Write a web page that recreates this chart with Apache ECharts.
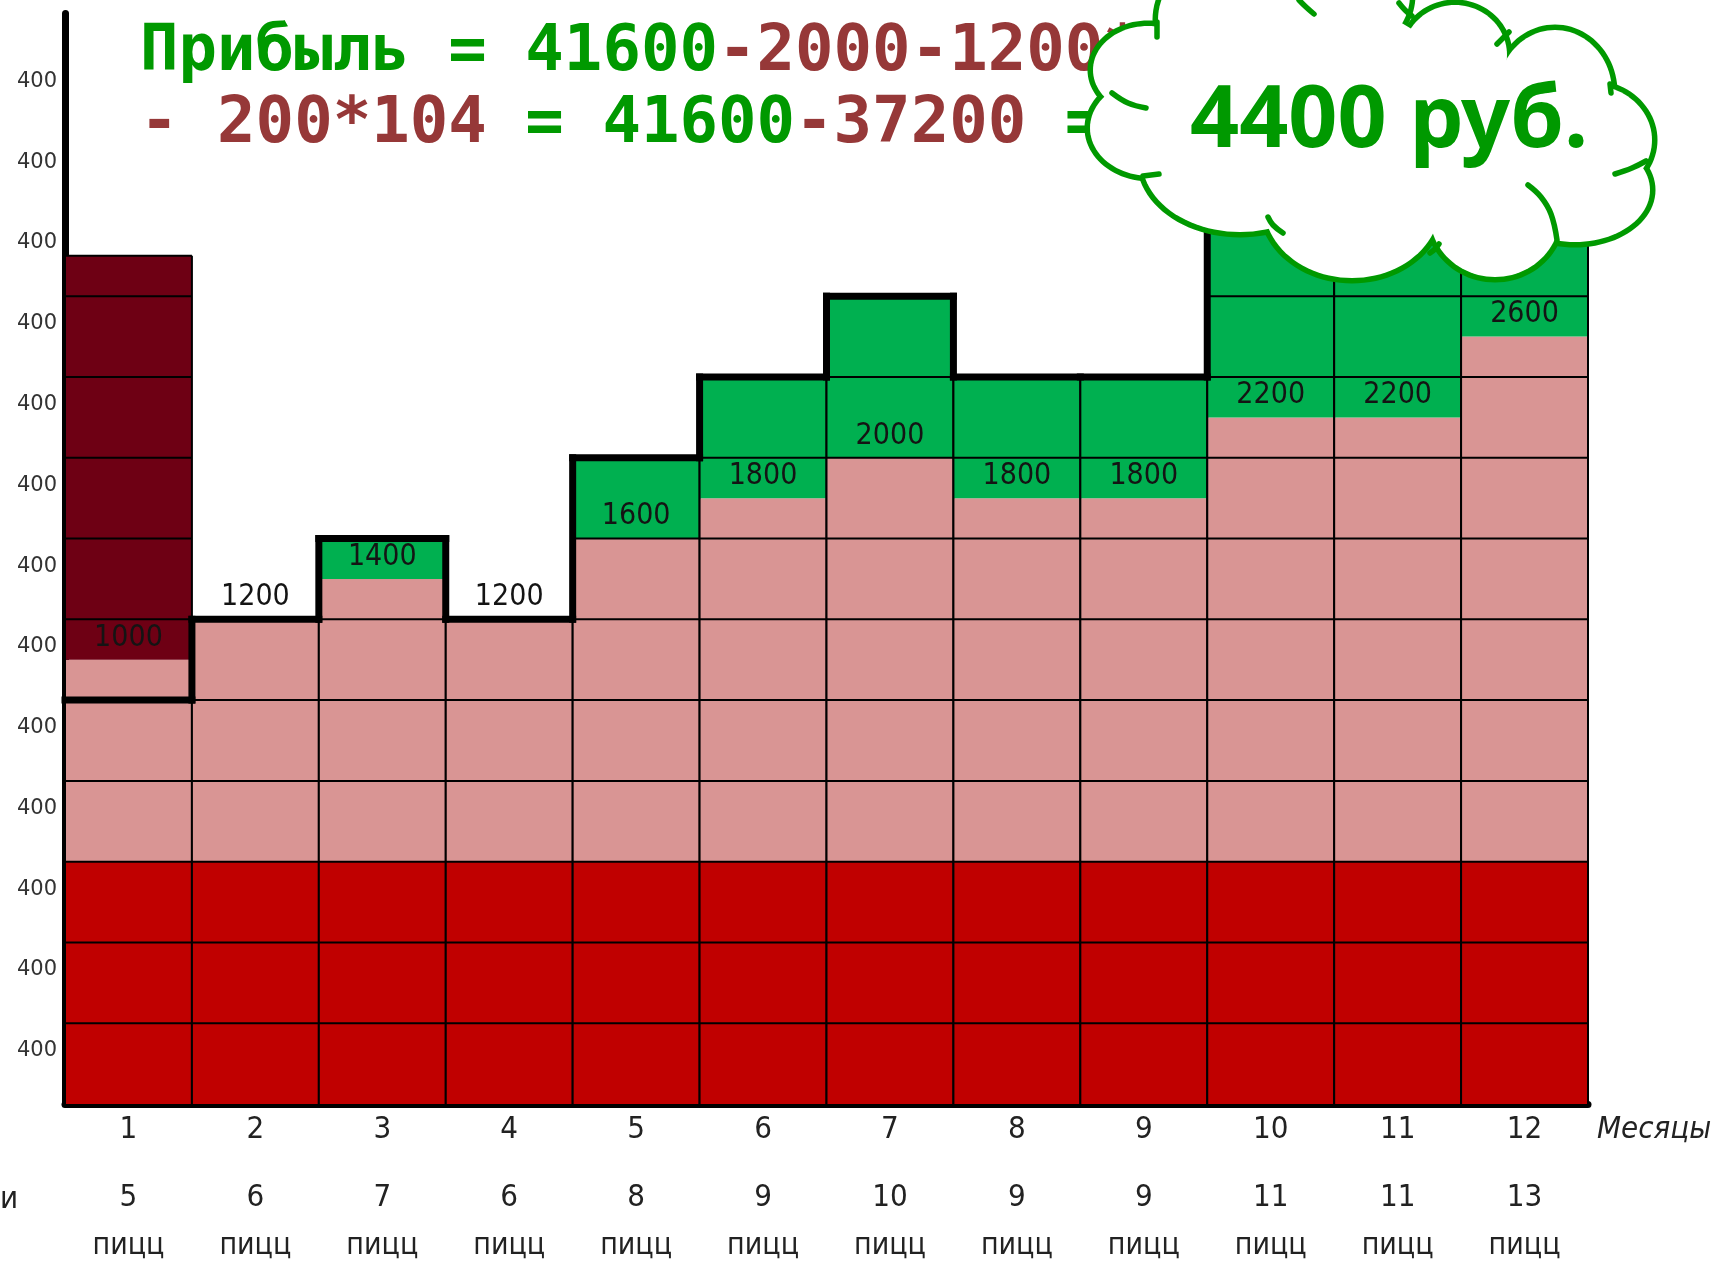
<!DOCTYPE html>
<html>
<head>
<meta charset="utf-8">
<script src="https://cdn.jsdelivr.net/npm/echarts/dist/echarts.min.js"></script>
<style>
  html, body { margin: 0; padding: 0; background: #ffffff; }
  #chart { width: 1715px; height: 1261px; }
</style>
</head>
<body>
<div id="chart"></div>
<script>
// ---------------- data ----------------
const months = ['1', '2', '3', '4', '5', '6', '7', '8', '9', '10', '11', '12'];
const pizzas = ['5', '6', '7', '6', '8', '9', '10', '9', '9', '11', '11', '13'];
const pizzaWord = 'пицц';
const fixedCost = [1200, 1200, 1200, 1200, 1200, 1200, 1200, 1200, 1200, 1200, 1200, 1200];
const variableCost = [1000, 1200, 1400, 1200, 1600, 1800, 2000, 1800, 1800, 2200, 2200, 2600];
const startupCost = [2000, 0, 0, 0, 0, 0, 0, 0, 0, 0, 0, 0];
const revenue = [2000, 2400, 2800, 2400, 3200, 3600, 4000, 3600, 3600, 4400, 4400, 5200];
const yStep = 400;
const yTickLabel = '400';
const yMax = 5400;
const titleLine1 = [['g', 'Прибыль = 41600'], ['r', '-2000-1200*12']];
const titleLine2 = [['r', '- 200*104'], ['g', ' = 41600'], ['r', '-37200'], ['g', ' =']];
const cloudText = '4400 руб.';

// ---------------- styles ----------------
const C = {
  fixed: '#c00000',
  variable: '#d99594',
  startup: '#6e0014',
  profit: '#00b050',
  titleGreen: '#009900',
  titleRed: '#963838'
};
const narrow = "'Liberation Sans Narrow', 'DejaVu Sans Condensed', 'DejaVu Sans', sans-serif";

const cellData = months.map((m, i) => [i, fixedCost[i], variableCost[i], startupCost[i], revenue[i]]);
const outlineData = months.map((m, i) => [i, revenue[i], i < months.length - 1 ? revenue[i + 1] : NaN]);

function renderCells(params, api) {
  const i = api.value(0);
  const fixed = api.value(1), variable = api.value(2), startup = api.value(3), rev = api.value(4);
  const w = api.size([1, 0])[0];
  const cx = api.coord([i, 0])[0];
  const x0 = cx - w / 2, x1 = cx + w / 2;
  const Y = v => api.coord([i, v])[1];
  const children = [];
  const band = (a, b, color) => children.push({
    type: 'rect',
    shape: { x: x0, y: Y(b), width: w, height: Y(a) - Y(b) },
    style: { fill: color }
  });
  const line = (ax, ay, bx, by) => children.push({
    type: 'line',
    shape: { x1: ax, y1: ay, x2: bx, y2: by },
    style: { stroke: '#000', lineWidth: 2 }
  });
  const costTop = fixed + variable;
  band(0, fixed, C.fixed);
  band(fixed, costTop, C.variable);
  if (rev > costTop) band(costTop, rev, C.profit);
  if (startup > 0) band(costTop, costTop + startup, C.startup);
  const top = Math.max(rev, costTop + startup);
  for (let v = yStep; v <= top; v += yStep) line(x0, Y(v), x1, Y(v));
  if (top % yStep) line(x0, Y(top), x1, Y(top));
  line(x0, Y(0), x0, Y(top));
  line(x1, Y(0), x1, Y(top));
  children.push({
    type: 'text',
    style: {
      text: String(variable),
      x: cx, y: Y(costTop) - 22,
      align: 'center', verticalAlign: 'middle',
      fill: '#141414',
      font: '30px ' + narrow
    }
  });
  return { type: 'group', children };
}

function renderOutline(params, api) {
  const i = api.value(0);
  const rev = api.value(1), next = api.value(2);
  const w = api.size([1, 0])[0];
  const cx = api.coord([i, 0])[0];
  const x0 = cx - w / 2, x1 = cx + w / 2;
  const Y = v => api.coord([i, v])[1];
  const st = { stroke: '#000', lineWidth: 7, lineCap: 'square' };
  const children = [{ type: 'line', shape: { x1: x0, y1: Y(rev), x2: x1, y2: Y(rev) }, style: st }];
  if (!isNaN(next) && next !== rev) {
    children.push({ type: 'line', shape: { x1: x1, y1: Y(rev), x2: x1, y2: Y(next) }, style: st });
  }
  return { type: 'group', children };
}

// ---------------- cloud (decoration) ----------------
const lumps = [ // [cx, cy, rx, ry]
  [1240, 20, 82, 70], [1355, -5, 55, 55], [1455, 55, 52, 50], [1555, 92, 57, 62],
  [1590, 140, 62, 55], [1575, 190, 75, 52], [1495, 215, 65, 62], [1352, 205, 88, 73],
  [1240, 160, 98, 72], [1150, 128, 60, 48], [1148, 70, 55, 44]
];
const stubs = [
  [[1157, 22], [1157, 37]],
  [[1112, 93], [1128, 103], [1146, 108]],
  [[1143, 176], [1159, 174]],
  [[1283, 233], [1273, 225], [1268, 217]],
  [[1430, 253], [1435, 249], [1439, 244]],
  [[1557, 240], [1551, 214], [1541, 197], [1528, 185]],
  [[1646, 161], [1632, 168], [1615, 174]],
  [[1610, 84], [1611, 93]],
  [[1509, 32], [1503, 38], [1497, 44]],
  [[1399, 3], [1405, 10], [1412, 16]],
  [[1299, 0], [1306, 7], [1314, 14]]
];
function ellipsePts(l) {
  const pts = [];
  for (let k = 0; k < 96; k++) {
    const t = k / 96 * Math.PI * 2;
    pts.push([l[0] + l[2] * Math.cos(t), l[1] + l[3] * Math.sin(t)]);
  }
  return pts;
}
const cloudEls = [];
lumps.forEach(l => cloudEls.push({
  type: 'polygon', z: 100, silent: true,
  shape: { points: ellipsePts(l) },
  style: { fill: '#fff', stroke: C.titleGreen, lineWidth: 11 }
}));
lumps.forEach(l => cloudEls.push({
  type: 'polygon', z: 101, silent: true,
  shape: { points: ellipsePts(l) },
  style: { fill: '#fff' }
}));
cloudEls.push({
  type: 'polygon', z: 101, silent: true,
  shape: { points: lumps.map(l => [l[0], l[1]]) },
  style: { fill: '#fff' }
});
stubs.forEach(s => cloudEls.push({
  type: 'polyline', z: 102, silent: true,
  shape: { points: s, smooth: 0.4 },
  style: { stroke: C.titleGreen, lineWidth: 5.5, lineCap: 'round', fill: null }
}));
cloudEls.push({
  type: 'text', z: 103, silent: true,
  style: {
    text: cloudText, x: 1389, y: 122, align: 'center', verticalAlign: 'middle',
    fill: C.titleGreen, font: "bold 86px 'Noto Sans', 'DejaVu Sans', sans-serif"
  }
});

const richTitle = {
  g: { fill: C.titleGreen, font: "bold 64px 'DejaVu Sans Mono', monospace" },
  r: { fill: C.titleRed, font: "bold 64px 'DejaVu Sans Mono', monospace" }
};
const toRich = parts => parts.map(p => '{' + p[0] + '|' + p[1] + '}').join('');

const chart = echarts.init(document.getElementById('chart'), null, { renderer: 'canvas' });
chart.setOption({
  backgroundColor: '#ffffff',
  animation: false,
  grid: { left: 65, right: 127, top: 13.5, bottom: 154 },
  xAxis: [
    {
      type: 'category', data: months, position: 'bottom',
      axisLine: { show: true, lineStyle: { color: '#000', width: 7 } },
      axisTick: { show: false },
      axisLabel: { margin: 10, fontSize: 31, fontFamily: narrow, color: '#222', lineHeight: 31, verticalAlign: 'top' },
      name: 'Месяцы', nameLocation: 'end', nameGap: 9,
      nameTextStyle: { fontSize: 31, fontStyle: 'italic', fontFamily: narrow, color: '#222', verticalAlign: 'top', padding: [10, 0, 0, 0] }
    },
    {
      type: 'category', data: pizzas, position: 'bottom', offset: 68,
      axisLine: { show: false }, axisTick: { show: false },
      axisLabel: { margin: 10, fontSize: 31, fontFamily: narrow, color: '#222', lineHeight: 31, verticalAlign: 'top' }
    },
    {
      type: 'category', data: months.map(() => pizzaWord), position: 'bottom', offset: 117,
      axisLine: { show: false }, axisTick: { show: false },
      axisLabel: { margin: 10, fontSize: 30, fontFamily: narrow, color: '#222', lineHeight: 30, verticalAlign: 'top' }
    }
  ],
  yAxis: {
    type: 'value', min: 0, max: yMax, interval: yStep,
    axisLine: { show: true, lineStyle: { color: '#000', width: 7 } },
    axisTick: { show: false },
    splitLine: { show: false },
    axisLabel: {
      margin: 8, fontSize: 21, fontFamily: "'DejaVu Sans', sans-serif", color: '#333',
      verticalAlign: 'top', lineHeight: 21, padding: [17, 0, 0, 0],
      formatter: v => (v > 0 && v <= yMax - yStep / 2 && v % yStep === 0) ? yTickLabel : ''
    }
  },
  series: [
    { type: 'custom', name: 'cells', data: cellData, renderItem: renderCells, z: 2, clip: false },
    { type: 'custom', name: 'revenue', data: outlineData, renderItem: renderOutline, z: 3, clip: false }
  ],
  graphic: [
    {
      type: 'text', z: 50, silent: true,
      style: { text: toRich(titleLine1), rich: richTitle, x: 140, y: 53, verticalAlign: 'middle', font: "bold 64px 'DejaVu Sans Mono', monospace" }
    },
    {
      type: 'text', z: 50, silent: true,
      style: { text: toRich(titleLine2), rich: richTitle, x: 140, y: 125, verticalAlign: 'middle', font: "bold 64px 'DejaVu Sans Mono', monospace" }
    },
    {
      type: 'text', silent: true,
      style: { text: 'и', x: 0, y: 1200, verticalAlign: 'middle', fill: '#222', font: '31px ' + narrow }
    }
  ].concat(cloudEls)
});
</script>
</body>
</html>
-.-.-
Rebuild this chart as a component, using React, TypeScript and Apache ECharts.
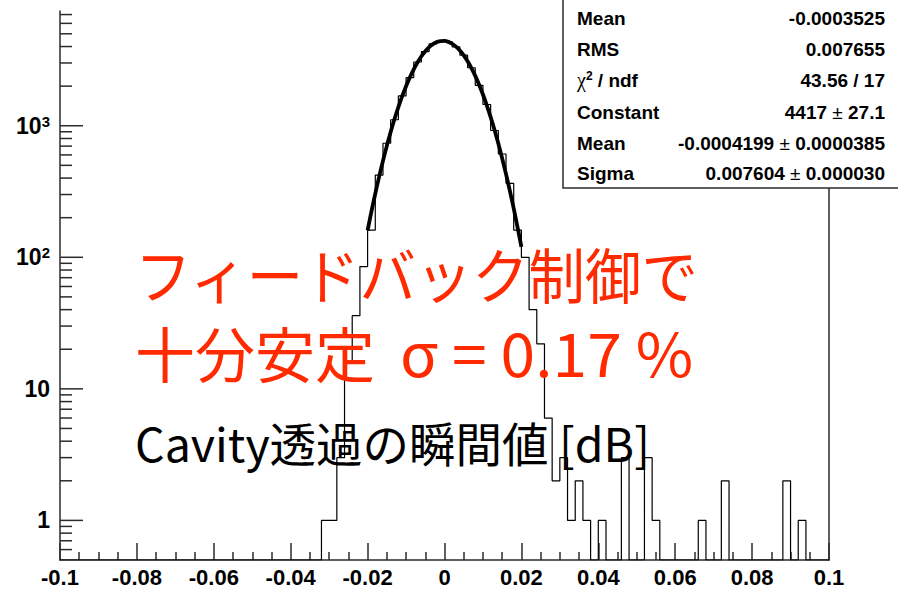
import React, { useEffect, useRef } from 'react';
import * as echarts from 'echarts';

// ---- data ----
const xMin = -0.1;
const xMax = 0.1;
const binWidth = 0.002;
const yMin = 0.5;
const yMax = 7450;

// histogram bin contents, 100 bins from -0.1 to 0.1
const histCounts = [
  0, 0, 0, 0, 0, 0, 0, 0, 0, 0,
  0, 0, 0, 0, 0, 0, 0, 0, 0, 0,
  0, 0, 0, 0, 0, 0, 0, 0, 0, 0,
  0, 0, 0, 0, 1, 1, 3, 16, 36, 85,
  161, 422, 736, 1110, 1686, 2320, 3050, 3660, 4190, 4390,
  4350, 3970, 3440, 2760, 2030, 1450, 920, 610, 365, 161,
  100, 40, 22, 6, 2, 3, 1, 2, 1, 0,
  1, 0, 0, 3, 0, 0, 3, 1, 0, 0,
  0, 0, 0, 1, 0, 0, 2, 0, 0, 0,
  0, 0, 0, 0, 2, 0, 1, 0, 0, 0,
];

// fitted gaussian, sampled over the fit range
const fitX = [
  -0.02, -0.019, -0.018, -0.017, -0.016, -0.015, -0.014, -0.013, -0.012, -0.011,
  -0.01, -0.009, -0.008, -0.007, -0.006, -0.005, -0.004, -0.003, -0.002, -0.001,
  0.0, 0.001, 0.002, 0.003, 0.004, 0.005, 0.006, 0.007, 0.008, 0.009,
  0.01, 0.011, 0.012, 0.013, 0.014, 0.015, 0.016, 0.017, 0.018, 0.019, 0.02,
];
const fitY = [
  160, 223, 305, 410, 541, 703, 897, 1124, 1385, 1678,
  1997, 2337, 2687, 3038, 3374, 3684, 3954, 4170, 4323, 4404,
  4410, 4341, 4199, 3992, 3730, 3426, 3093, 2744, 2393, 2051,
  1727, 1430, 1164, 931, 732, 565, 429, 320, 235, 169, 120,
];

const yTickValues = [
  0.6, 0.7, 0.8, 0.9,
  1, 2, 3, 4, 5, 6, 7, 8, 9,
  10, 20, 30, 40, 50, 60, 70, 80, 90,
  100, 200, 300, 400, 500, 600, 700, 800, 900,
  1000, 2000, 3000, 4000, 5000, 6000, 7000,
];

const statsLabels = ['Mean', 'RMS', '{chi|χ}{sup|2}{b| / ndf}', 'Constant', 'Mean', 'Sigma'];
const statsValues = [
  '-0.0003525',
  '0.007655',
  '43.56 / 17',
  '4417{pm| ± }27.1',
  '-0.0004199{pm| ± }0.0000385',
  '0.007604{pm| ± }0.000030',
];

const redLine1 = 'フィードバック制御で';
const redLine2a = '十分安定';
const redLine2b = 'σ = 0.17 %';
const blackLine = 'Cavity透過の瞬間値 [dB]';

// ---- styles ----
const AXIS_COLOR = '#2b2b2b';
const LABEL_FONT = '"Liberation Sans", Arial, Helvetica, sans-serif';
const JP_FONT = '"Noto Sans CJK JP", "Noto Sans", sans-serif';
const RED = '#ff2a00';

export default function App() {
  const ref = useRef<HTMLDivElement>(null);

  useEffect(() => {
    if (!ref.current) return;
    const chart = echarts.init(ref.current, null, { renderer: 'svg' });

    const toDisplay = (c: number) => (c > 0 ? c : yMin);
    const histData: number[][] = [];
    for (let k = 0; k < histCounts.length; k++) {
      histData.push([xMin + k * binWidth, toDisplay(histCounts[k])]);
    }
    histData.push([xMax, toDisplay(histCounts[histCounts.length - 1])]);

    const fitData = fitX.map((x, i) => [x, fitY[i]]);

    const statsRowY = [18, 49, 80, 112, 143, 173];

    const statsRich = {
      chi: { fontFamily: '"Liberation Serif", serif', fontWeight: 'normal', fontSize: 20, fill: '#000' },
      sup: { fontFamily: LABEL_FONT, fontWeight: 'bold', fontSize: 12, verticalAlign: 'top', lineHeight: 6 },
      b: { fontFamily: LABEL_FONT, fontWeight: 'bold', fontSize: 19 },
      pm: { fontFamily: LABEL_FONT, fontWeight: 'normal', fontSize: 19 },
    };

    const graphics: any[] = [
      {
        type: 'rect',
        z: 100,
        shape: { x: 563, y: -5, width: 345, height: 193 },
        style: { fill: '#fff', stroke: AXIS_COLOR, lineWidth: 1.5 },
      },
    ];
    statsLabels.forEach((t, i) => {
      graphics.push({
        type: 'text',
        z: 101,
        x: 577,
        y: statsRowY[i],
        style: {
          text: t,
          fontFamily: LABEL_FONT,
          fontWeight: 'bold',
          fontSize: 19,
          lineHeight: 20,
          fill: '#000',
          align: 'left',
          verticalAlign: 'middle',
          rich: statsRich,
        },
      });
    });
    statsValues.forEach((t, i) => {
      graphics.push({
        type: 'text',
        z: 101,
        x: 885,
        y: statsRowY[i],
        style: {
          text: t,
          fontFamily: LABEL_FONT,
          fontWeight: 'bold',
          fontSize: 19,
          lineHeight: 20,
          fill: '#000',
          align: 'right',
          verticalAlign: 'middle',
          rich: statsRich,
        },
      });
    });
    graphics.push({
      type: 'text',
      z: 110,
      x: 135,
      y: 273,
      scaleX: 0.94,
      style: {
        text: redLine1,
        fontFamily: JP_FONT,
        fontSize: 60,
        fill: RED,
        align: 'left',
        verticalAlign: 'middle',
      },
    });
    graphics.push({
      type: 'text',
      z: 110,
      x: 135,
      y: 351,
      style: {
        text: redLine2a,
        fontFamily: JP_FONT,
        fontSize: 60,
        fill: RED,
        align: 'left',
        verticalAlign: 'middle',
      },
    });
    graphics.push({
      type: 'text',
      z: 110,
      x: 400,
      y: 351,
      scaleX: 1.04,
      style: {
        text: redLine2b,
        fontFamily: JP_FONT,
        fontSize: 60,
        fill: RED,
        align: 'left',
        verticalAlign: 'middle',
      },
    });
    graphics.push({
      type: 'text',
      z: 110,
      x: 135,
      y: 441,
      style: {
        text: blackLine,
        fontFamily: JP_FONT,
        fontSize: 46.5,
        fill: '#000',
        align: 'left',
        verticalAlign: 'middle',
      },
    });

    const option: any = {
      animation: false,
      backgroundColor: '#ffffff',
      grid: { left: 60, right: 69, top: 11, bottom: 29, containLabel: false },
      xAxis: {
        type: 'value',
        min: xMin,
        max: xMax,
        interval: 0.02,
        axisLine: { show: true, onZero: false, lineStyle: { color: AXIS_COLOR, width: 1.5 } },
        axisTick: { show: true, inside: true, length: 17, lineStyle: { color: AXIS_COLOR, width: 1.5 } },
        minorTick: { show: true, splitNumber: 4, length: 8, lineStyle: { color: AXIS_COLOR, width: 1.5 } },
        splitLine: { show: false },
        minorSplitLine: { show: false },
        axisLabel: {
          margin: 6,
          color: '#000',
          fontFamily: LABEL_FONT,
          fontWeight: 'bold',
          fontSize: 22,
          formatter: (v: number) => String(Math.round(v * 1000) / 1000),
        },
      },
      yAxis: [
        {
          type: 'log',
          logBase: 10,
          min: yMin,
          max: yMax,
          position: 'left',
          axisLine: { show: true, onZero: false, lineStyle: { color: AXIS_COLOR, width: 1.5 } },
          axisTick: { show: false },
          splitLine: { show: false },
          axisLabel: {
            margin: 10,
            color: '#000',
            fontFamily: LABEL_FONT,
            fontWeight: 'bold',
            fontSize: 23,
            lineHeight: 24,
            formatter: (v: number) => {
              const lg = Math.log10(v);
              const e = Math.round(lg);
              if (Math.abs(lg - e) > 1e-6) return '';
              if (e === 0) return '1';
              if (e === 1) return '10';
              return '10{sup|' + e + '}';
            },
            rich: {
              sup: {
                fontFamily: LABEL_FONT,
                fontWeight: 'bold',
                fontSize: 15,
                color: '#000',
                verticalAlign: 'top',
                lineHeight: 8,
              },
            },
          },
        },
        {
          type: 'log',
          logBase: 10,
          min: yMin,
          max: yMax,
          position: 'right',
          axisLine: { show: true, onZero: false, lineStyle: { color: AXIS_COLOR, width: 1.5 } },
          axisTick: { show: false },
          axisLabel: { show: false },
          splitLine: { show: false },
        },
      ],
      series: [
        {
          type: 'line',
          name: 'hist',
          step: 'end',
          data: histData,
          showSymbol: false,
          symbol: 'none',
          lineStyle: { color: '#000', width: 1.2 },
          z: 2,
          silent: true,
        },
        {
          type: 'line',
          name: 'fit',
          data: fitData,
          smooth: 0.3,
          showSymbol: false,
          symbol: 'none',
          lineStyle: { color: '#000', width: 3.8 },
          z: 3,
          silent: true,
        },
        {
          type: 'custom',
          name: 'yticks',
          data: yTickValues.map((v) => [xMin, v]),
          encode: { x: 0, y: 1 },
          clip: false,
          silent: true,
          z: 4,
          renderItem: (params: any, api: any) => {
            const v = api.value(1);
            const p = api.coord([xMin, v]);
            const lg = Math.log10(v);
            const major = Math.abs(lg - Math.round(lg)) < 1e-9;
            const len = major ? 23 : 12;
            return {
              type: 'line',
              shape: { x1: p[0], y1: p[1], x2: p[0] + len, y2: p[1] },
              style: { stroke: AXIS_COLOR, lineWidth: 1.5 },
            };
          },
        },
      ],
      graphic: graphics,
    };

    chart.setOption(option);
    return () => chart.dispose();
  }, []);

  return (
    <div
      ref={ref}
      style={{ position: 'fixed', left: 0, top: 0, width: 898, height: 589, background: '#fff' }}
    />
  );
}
-.-.-
### [Exercise requirements]
Without any pictures, set down the lines from the one holding "Rebuild this chart" through the one holding "const yMax = 7450;".

### [Full answer]
Rebuild this chart as a component, using React, TypeScript and Apache ECharts.
import React, { useEffect, useRef } from 'react';
import * as echarts from 'echarts';

// ---- data ----
const xMin = -0.1;
const xMax = 0.1;
const binWidth = 0.002;
const yMin = 0.5;
const yMax = 7450;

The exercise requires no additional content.